Imagine being held underwater for a minute and then being allowed to come up for air – briefly – only to be involuntarily dunked underwater repeatedly. Your brain will go without oxygen for extended periods of time, which can cause severe damage to a healthy adult. Now, imagine the same nightmare scenario when it is an infant in the process of labor and delivery. If the baby survives at all, the lifelong brain injuries can be nothing short of devastating. Even worse – in many situations, this tragedy could have been prevented by more timely intervention from nurses and physicians.
Ever since damage caps went into place in Texas for lawsuits filed on or after September 1, 2003, one of the largest classes of victims of these damage caps are also some of the youngest and most fraile victims – children suffering from cerebral palsy birth injuries.
Whether it’s a lifetime of care due to the need for a feeding tube, speech therapy, physical therapy, vision therapy, or the need for multiple wheelchairs, auditory and speech devices, or other mobility devices, the medical needs of a child suffering from cerebral palsy can reach the millions of dollars. In Texas, there are provisions which at least allow for some of the medical needs of children suffering from cerebral palsy (also known as “CP”) to be awarded in lawsuits.
However, the damage caps do not account for the hourly and daily suffering of these children. In many instances, a child’s brain may function such that the child does have significant intelligence and knows what he or she is *supposed* to do, but that child’s body won’t allow it. As the saying goes, the mind is willing, but the body is unable.
Imagine going through life in this personal , physical prison where you are already sneered at and made fun of by your peers.
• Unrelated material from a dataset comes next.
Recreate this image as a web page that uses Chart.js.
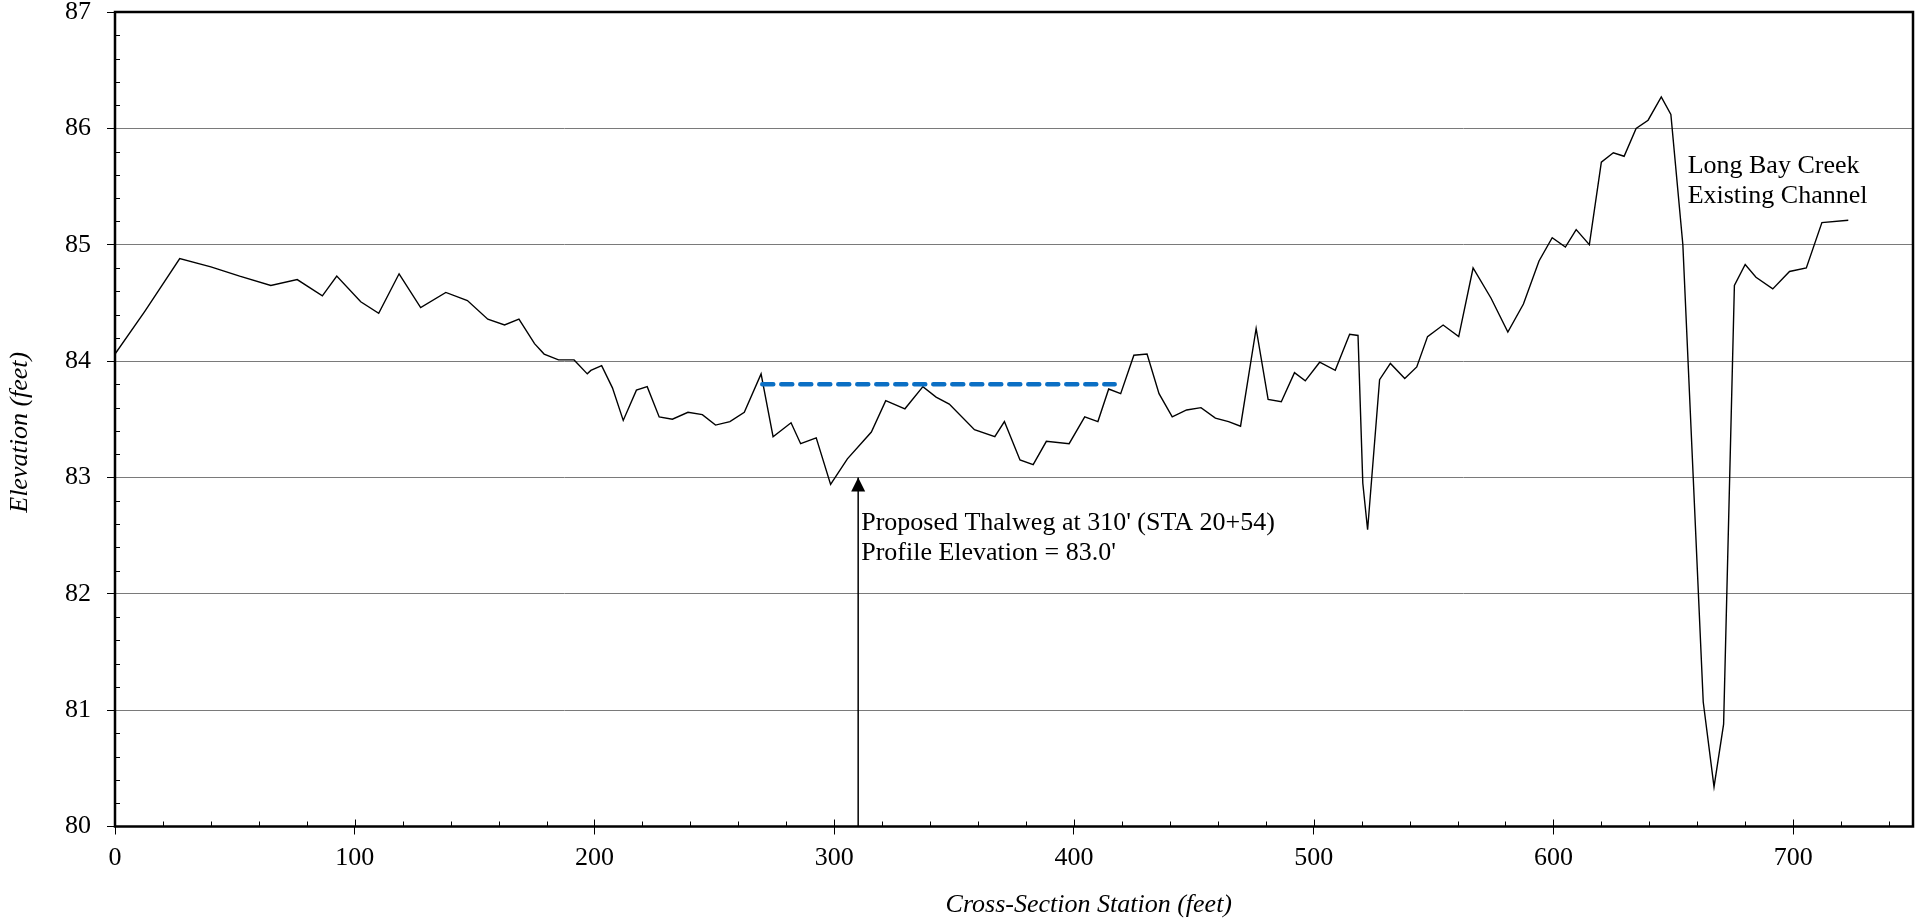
<!DOCTYPE html>
<html>
<head>
<meta charset="utf-8">
<title>Long Bay Creek Cross-Section</title>
<script src="https://cdn.jsdelivr.net/npm/chart.js@4.4.1/dist/chart.umd.min.js"></script>
<style>
  html, body { margin: 0; padding: 0; background: #fff; overflow: hidden; }
  canvas { display: block; }
</style>
</head>
<body>
<canvas id="xsec" width="1915" height="921"></canvas>
<script>
// Surveyed ground profile (station in feet, elevation in feet)
const stations = [
  0, 12.5, 27, 40, 52, 65, 76, 86.5, 92.5, 102.5,
  110, 118.5, 127.5, 138, 147, 155.5, 162.5, 168.5, 175, 179,
  185, 191.5, 197, 198.5, 203, 207.5, 212, 217.5, 222, 227,
  232.5, 239, 245, 250.5, 256.5, 262.5, 269.5, 274.5, 282, 286,
  292.5, 298.5, 305.5, 315.5, 321.5, 329.5, 337, 342.5, 348, 358.5,
  367, 371, 377.5, 383, 388.5, 398, 404.5, 410, 414.5, 419.5,
  425, 430.5, 435.5, 441, 447, 453, 459, 464.5, 469.5, 476,
  481, 486.5, 492, 496.5, 502.5, 509, 515, 518.5, 520.5, 522.5,
  527.5, 532, 538, 543, 547.5, 554, 560.5, 566.5, 574, 581,
  587.5, 594, 599.5, 605, 609.5, 615, 620, 625, 629.5, 634.5,
  639.5, 645, 649, 654, 662.5, 667, 671, 675.5, 680, 684.5,
  691.5, 698.5, 705.5, 712, 723
];
const elevations = [
  84.06, 84.43, 84.88, 84.81, 84.73, 84.65, 84.70, 84.56, 84.73, 84.51,
  84.41, 84.75, 84.46, 84.59, 84.52, 84.36, 84.31, 84.36, 84.15, 84.06,
  84.01, 84.01, 83.89, 83.92, 83.96, 83.77, 83.49, 83.75, 83.78, 83.52,
  83.50, 83.56, 83.54, 83.45, 83.48, 83.56, 83.89, 83.35, 83.47, 83.29,
  83.34, 82.94, 83.16, 83.39, 83.66, 83.59, 83.78, 83.69, 83.63, 83.41,
  83.35, 83.48, 83.15, 83.11, 83.31, 83.29, 83.52, 83.48, 83.76, 83.72,
  84.05, 84.06, 83.72, 83.52, 83.58, 83.60, 83.51, 83.48, 83.44, 84.28,
  83.67, 83.65, 83.90, 83.83, 83.99, 83.92, 84.23, 84.22, 82.95, 82.55,
  83.84, 83.98, 83.85, 83.95, 84.21, 84.31, 84.21, 84.80, 84.54, 84.25,
  84.49, 84.86, 85.06, 84.98, 85.13, 85.00, 85.71, 85.79, 85.76, 86.00,
  86.07, 86.27, 86.12, 85.00, 81.07, 80.34, 80.88, 84.65, 84.83, 84.72,
  84.62, 84.77, 84.80, 85.19, 85.21
];

// Proposed water surface across the channel
const waterStations = [270, 417];
const waterElevations = [83.8, 83.8];

// Proposed thalweg location
const thalwegStation = 310;
const thalwegElevation = 83.0;

// Axis ranges and tick labels
const xTickValues = [0, 100, 200, 300, 400, 500, 600, 700];
const yTickValues = [80, 81, 82, 83, 84, 85, 86, 87];
const xRange = [0, 750];
const yRange = [80, 87];

// Text
const xTitle = 'Cross-Section Station (feet)';
const yTitle = 'Elevation (feet)';
const thalwegNote = ["Proposed Thalweg at 310' (STA 20+54)", "Profile Elevation = 83.0'"];
const channelNote = ['Long Bay Creek', 'Existing Channel'];

const SERIF = "'Liberation Serif', 'Times New Roman', Times, serif";

const toPoints = (xs, ys) => xs.map((v, i) => ({ x: v, y: ys[i] }));

// Frame, minor ticks, arrowhead, notes and axis titles
const decorations = {
  id: 'decorations',
  afterDatasetsDraw(chart) {
    const { ctx, chartArea: a, scales: { x, y } } = chart;
    ctx.save();

    // minor ticks pointing into the plot
    ctx.strokeStyle = '#000';
    ctx.lineWidth = 1;
    ctx.beginPath();
    for (let i = 1; i < 35; i++) {
      if (i % 5 === 0) continue;
      const py = Math.round(y.getPixelForValue(yRange[0] + i * 0.2)) + 0.5;
      ctx.moveTo(a.left, py);
      ctx.lineTo(a.left + 5, py);
    }
    for (let v = 20; v < xRange[1]; v += 20) {
      const px = Math.round(x.getPixelForValue(v)) + 0.5;
      ctx.moveTo(px, a.bottom);
      ctx.lineTo(px, a.bottom - (v % 100 === 0 ? 7 : 5));
    }
    ctx.stroke();

    // plot frame
    ctx.lineWidth = 2.5;
    ctx.strokeRect(a.left, a.top, a.right - a.left, a.bottom - a.top);

    // arrowhead at the proposed thalweg
    const tx = x.getPixelForValue(thalwegStation);
    const ty = y.getPixelForValue(thalwegElevation);
    ctx.fillStyle = '#000';
    ctx.beginPath();
    ctx.moveTo(tx, ty);
    ctx.lineTo(tx - 7, ty + 14);
    ctx.lineTo(tx + 7, ty + 14);
    ctx.closePath();
    ctx.fill();

    // notes
    ctx.font = `26px ${SERIF}`;
    ctx.textAlign = 'left';
    ctx.textBaseline = 'alphabetic';
    thalwegNote.forEach((t, i) => ctx.fillText(t, tx + 3, ty + 53 + i * 30));
    const cx = x.getPixelForValue(656);
    const cy = y.getPixelForValue(85.62);
    channelNote.forEach((t, i) => ctx.fillText(t, cx, cy + i * 30));

    // axis titles
    ctx.font = `italic 26px ${SERIF}`;
    ctx.textAlign = 'center';
    ctx.textBaseline = 'middle';
    ctx.fillText(xTitle, a.left + (a.right - a.left) * 0.5416, 905);
    ctx.translate(20, a.top + (a.bottom - a.top) * 0.5 + 13);
    ctx.rotate(-Math.PI / 2);
    ctx.fillText(yTitle, 0, 0);

    ctx.restore();
  }
};

new Chart(document.getElementById('xsec'), {
  type: 'scatter',
  data: {
    datasets: [
      {
        label: 'Existing Channel',
        data: toPoints(stations, elevations),
        showLine: true,
        borderColor: '#000',
        borderWidth: 1.4,
        pointRadius: 0,
        tension: 0,
        order: 2
      },
      {
        label: 'Proposed Water Surface',
        data: toPoints(waterStations, waterElevations),
        showLine: true,
        borderColor: '#0B6FC4',
        borderWidth: 4.5,
        borderDash: [11, 8],
        borderCapStyle: 'round',
        pointRadius: 0,
        order: 1
      },
      {
        label: 'Proposed Thalweg',
        data: toPoints([thalwegStation, thalwegStation], [yRange[0], thalwegElevation]),
        showLine: true,
        borderColor: '#000',
        borderWidth: 1.5,
        pointRadius: 0,
        order: 0
      }
    ]
  },
  options: {
    responsive: false,
    devicePixelRatio: 1,
    animation: false,
    events: [],
    layout: { padding: { top: 12, right: 2, bottom: 0, left: 0 } },
    plugins: {
      legend: { display: false },
      tooltip: { enabled: false },
      title: { display: false }
    },
    scales: {
      x: {
        type: 'linear',
        min: xRange[0],
        max: xRange[1],
        afterBuildTicks: s => { s.ticks = xTickValues.map(v => ({ value: v })); },
        afterFit: s => {
          s.height = 94.5;
          s.paddingLeft = 0;
          s.paddingRight = 0;
        },
        ticks: {
          color: '#000',
          font: { family: SERIF, size: 26 },
          padding: 8,
          maxRotation: 0,
          autoSkip: false
        },
        grid: {
          drawOnChartArea: false,
          drawTicks: true,
          tickLength: 8,
          tickColor: '#000',
          color: '#000'
        },
        border: { display: false }
      },
      y: {
        type: 'linear',
        min: yRange[0],
        max: yRange[1],
        afterBuildTicks: s => { s.ticks = yTickValues.map(v => ({ value: v })); },
        afterFit: s => {
          s.width = 115;
          s.paddingTop = 0;
          s.paddingBottom = 0;
        },
        ticks: {
          color: '#000',
          font: { family: SERIF, size: 26 },
          padding: 16,
          autoSkip: false
        },
        grid: {
          color: '#7a7a7a',
          lineWidth: 1,
          drawTicks: true,
          tickLength: 8,
          tickColor: '#000'
        },
        border: { display: false }
      }
    }
  },
  plugins: [decorations]
});
</script>
</body>
</html>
But in addition to that daily torture, you have to endure the reality of knowing that you desperately want to perform tasks that most everyone else takes for granted, but you are unable to do so. Yet, you can’t understand why your body is not responding to simple commands. That is daily life for far too many children suffering from cerebral palsy.
To account for this lifetime of pain and suffering, Texas Courts allow, in most circumstances, for a whopping award of – I hope you’re sitting down for this – $250,000. Even if the child’s essential medical needs are taken care of, this paltry $250,000 would barely allow for anything special for a child who is suffering from such a devastating illness (that would be less than all of 80 cents per hour to compensate a child’s pain and suffering for the first 35 years of his or her life).
I’m sure we’ve all seen articles how in other parts of the country, there have been lawsuits which should not have been filed, and on some rare occasions, juries have awarded what seemd like large sums of money to people who were not really injured.
But, as a result of pressure from insurance companies, the Texas legislature sought to enact and lobbyist paid big money to mislead the public with a “new era” of tort reform. However, the people who have been punished the most are those who need assistance the most. If a physician and/or nurse doesn’t act appropriately during the labor and delivery process, and a child suffers a lifelong devastating brain injury, that child should certainly be entitled to recover considerably more than 80 cents per hour for the daily pain that he or she suffers.